Just about every part of this plant is edible. I already mentioned the sweet delicacy that you can make from the root. Incidentally, there is no marshmallow in the marshmallows that we eat nowadays. That doesn’t mean that you can’t make it yourself, of course. I’ll do my best to get a recipe on the website in due course.
This plant dies back every winter and grows back again in the spring. She grows to an average of 1.5 metres high, while some plants even reach 2 metres of height. She’s an impressive plant for sure. Marshmallow stands on a fleshy white to yellow taproot. The downy haired stem doesn’t display much branching. The grey-green, leaves are located along the stem on their petioles. The leaves feel velvety and are acute ovate with 3 to 5 shallow lobes. The leaf edge is dentate.
She has white to pink flowers that are in the axils of the leaves and can measure up to 5 cm in diameter. The flowers have 5 petals and many stamens with yellow or purple anthers. After flowering, the well-known cheese-shaped schizocarps appear. They contain dark-coloured, sickle-shaped seeds.

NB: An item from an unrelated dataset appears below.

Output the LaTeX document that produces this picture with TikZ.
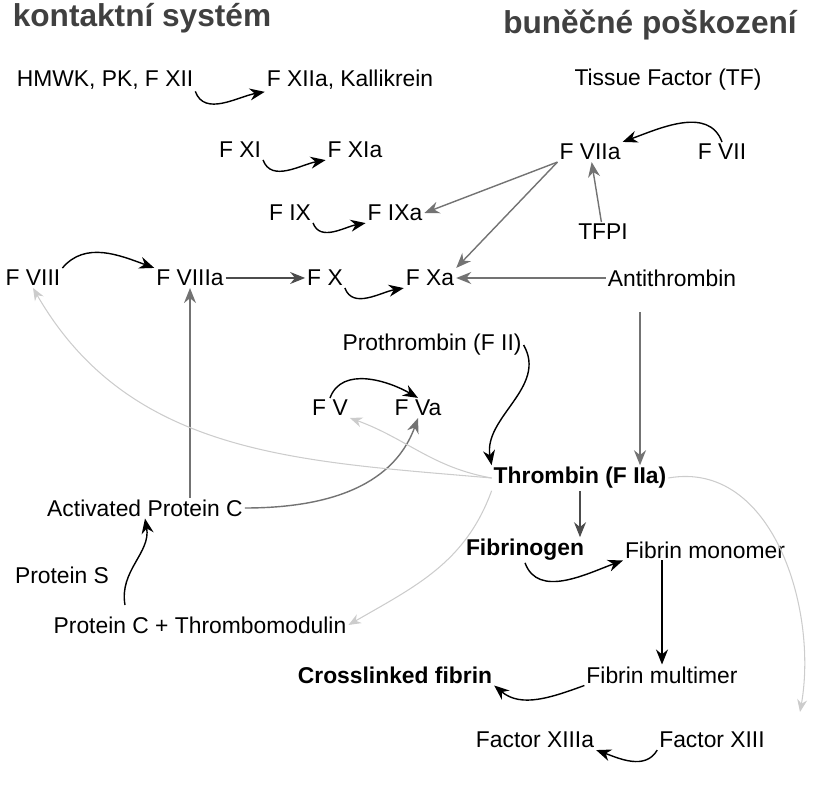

Marsh mallow is one of the plants that every monastery had to grow in their garden, by order of Charlemagne.
Together with juniper, licorice, bearberry and fennel she is part of vijfsoortenthee (which literally means five species tea), a herbal mix that was traditionally used against urinary tract problems in the low lands.
Marshmallow is also called tooth root in the Netherlands because people used to give teething children a piece of peeled marshmallow root to chew to prevent pain.
If you reduce the water in which you boiled the root, you can use the result as glue.
You can make varnish with the oil from marsh mallow seeds.
According to the Romans, a spoonful of marshmallow held sickness at bay for a day.